More amazing is how much water can accumulate in a short period of time. I'm about half way down the volcano and the water that comes down the front of the house is truly amazing. It's God's perfect street cleaning system too; Everything up road, ends up down road. I've seen what it does all the way down the mountain at the shore too. Water can move some sand, quickly.
Whenever I see and think of moving water, I think of my experience in Maui with the only time I was caught in a flash flood. There are few things more horrific than facing a wall of water from massive rains, running down the side of a mountain.
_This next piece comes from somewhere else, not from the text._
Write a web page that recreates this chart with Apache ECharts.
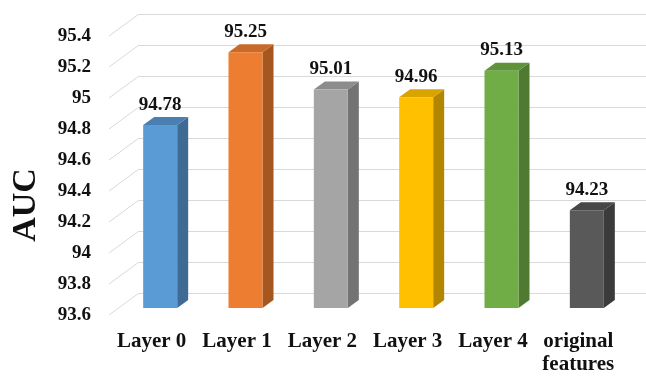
<!DOCTYPE html>
<html lang="en">

<head>
    <meta charset="UTF-8">
    <title>AUC by layer</title>
    <style type="text/css">
        html, body { margin: 0; padding: 0; background: #fff; }
        #main {
            height: 376px;
            width: 646px;
        }
    </style>
    <script src="https://cdn.jsdelivr.net/npm/echarts@6/dist/echarts.min.js"></script>
</head>

<body>
    <div id="main"></div>
    <script type="text/javascript">
        // data
        var categories = ['Layer 0', 'Layer 1', 'Layer 2', 'Layer 3', 'Layer 4', 'original\nfeatures'];
        var aucValues = [94.78, 95.25, 95.01, 94.96, 95.13, 94.23];
        var yTicks = [93.6, 93.8, 94, 94.2, 94.4, 94.6, 94.8, 95, 95.2, 95.4];

        // front / side / top colours of each bar
        var faceColors = ['#5b9bd5', '#ed7d31', '#a5a5a5', '#ffc000', '#70ad47', '#595959'];
        var sideColors = ['#3e6a94', '#a6571f', '#737373', '#b38600', '#4e7a31', '#3b3b3b'];
        var topColors = ['#4a7fb2', '#c96a29', '#8c8c8c', '#d9a300', '#5f9339', '#474747'];

        var yMin = 93.6, yMax = 95.4;
        var depthX = 30, depthY = -22;       // wall offset from front plane
        var barShiftX = 8.5, barShiftY = -7; // bar front offset from front plane
        var barDX = 11, barDY = -8;          // bar depth
        var barW = 34;
        var serif = '"Liberation Serif", "Times New Roman", serif';

        var barData = aucValues.map(function (v, i) { return [i, v]; });
        var tickData = yTicks.map(function (t) { return [0, t]; });

        var myChart = echarts.init(document.getElementById('main'));
        var option = {
            animation: false,
            grid: [
                { left: 109, top: 36, width: 512, height: 279 },
                { left: 109 + depthX, top: 36 + depthY, right: 0, height: 279 }
            ],
            xAxis: [
                {
                    type: 'category',
                    data: categories,
                    gridIndex: 0,
                    axisLine: { show: false },
                    axisTick: { show: false },
                    axisLabel: {
                        margin: 15,
                        fontFamily: serif,
                        fontWeight: 'bold',
                        fontSize: 21,
                        lineHeight: 23,
                        color: '#111',
                        interval: 0
                    }
                },
                { type: 'value', gridIndex: 1, show: false }
            ],
            yAxis: [
                {
                    type: 'value',
                    gridIndex: 0,
                    min: yMin,
                    max: yMax,
                    interval: 0.2,
                    axisLine: { show: false },
                    axisTick: { show: false },
                    splitLine: { show: false },
                    axisLabel: {
                        margin: 18,
                        fontFamily: serif,
                        fontWeight: 'bold',
                        fontSize: 19,
                        color: '#111'
                    }
                },
                {
                    type: 'value',
                    gridIndex: 1,
                    min: yMin,
                    max: yMax,
                    interval: 0.2,
                    axisLine: { show: false },
                    axisTick: { show: false },
                    axisLabel: { show: false },
                    splitLine: { show: true, lineStyle: { color: '#d9d9d9', width: 1 } }
                }
            ],
            graphic: [
                {
                    type: 'text',
                    x: 26,
                    y: 205,
                    rotation: Math.PI / 2,
                    style: {
                        text: 'AUC',
                        fontFamily: serif,
                        fontWeight: 'bold',
                        fontSize: 34,
                        fill: '#111',
                        align: 'center',
                        verticalAlign: 'middle'
                    }
                }
            ],
            series: [
                {
                    // diagonal lines from the tick labels to the back wall
                    type: 'custom',
                    xAxisIndex: 0,
                    yAxisIndex: 0,
                    silent: true,
                    data: tickData,
                    renderItem: function (params, api) {
                        var y = api.coord([0, api.value(1)])[1];
                        var x = params.coordSys.x;
                        return {
                            type: 'line',
                            shape: { x1: x, y1: y, x2: x + depthX, y2: y + depthY },
                            style: { stroke: '#d9d9d9', lineWidth: 1 }
                        };
                    }
                },
                {
                    type: 'custom',
                    xAxisIndex: 0,
                    yAxisIndex: 0,
                    data: barData,
                    renderItem: function (params, api) {
                        var i = api.value(0);
                        var v = api.value(1);
                        var p = api.coord([i, v]);
                        var base = api.coord([i, yMin]);
                        var x0 = p[0] + barShiftX - barW / 2;
                        var x1 = x0 + barW;
                        var yt = p[1] + barShiftY;
                        var yb = base[1] + barShiftY;
                        return {
                            type: 'group',
                            children: [
                                {
                                    type: 'polygon',
                                    shape: { points: [[x1, yt], [x1 + barDX, yt + barDY], [x1 + barDX, yb + barDY], [x1, yb]] },
                                    style: { fill: sideColors[i] }
                                },
                                {
                                    type: 'polygon',
                                    shape: { points: [[x0, yt], [x0 + barDX, yt + barDY], [x1 + barDX, yt + barDY], [x1, yt]] },
                                    style: { fill: topColors[i] }
                                },
                                {
                                    type: 'rect',
                                    shape: { x: x0, y: yt, width: barW, height: yb - yt },
                                    style: { fill: faceColors[i] }
                                },
                                {
                                    type: 'text',
                                    x: x0 + barW / 2,
                                    y: yt - 11,
                                    style: {
                                        text: v.toFixed(2),
                                        fontFamily: serif,
                                        fontWeight: 'bold',
                                        fontSize: 19,
                                        fill: '#111',
                                        align: 'center',
                                        verticalAlign: 'bottom'
                                    }
                                }
                            ]
                        };
                    }
                }
            ]
        };
        myChart.setOption(option);
    </script>
</body>

</html>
I was living on a little farm on the north shore of Maui in a small house at the edge of a drainage stream, just down hill from a blacktop road. Over the stream was a curved aqueduct bridge. I could walk under the bridge from the property. The stream moved small amounts of rainwater from the top of Haleakala Volcano to the sea during the time I was living there. One night it rained, and rained hard. I never gave it much though as I was in a rain forest, but this was different. It just didn't stop.
Gradually I watched the stream rise to right beside my rental house, and then it happened. The water volume became so big that it exceeded the aqueduct, and moved over the top of the bridge, down the road, and into my steep driveway which led to the carport open garage. I heard the water hitting the back bumper of my Toyota 4-Runner and the underside of the house.
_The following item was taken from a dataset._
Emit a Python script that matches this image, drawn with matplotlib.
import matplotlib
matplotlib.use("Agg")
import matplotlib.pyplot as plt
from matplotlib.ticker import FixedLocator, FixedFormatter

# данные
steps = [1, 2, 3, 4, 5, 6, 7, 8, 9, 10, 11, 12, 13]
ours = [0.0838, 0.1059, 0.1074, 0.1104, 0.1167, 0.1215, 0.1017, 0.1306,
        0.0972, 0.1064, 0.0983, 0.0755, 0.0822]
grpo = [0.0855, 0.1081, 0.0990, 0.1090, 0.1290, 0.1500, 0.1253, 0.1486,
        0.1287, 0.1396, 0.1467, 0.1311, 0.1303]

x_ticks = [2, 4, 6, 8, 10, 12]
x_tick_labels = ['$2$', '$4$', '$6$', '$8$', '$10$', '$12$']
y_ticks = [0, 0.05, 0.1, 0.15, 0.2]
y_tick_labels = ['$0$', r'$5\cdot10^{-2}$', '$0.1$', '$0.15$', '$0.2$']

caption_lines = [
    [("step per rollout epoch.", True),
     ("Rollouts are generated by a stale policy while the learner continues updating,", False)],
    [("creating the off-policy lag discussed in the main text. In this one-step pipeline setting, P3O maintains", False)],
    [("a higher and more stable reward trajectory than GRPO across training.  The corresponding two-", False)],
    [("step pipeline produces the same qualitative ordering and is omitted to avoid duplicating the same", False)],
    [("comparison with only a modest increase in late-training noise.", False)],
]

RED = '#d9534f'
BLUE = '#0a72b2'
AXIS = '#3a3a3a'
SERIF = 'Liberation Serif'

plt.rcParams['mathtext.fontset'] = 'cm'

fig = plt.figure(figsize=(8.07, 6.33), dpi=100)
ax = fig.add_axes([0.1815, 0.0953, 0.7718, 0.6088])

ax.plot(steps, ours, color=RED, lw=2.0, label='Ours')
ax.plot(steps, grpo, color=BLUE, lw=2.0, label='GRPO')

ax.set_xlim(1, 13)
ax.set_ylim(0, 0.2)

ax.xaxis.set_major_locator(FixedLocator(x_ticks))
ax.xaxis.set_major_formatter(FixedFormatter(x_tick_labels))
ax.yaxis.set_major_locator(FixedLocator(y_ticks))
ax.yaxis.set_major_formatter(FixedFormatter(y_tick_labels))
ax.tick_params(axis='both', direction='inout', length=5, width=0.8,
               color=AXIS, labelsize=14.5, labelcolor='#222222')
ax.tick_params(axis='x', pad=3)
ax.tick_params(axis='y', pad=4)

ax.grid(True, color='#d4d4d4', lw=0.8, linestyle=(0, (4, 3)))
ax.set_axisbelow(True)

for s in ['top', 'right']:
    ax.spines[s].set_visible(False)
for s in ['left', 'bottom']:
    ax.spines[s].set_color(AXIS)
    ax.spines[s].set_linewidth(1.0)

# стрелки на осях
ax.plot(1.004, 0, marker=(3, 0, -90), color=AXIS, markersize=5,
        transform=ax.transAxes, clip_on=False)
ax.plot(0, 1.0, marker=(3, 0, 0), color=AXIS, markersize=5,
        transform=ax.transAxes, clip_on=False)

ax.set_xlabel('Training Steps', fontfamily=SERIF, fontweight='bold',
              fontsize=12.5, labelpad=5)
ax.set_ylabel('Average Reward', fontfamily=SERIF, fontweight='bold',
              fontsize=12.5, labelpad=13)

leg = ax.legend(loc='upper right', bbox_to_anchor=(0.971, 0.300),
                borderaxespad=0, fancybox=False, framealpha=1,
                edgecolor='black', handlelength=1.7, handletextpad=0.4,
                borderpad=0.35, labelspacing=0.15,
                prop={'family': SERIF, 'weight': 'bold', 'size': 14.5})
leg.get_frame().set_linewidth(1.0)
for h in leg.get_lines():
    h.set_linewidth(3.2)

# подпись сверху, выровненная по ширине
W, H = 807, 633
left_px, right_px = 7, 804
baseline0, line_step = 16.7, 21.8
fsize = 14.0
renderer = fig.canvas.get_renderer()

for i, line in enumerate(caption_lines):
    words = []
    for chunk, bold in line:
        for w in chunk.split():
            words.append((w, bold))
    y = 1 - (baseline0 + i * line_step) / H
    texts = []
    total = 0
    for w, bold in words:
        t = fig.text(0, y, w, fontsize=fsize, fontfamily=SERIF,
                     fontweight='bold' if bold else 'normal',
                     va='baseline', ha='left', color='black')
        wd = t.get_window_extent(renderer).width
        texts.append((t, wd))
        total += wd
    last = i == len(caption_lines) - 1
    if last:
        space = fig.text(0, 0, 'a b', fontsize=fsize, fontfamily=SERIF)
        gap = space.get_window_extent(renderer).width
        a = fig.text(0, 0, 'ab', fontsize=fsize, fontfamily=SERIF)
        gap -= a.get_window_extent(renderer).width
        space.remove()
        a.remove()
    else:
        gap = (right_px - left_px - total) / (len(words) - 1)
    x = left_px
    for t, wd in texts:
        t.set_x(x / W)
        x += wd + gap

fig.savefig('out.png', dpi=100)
For a few moments, I didn't know what to do, but I knew I had to get out of the house. It was quite possible that the water could lift the house off the cement block stilts and sweep it down stream. I wasn't going to be in the house when that happened. I pulled on my knee high rubber boots (mandatory rain forest garb), grabbed my wallet, my dog (Doberman puppy), the keys and hit the electric breakers off as I bolted thru the door to the truck. The water was up to mid door at that point, and I managed to climb into the truck thru an open window. I threw the puppy into the passenger front seat, and prayed as I started the engine, threw it into reverse 4 WD, and gunned the gas to back out of the carport, up the drive and on to the road's pavement. I made it out of the gully. Whew! I sat for a moments contemplating what I left behind and if I'd see it again. The water continued to rise.
I ended up at a friends house for the night and returned to the house the next day. The yard was spotless clean from the washout it received. The grass was almost combed down in the direction of the water flow. It actually looked nice. No damage beyond my memory, but a night of water I won't ever forget. Until the day he died, I doubt my Doberman ever forgot either.
It is supposed to continue to rain all day on Sunday too.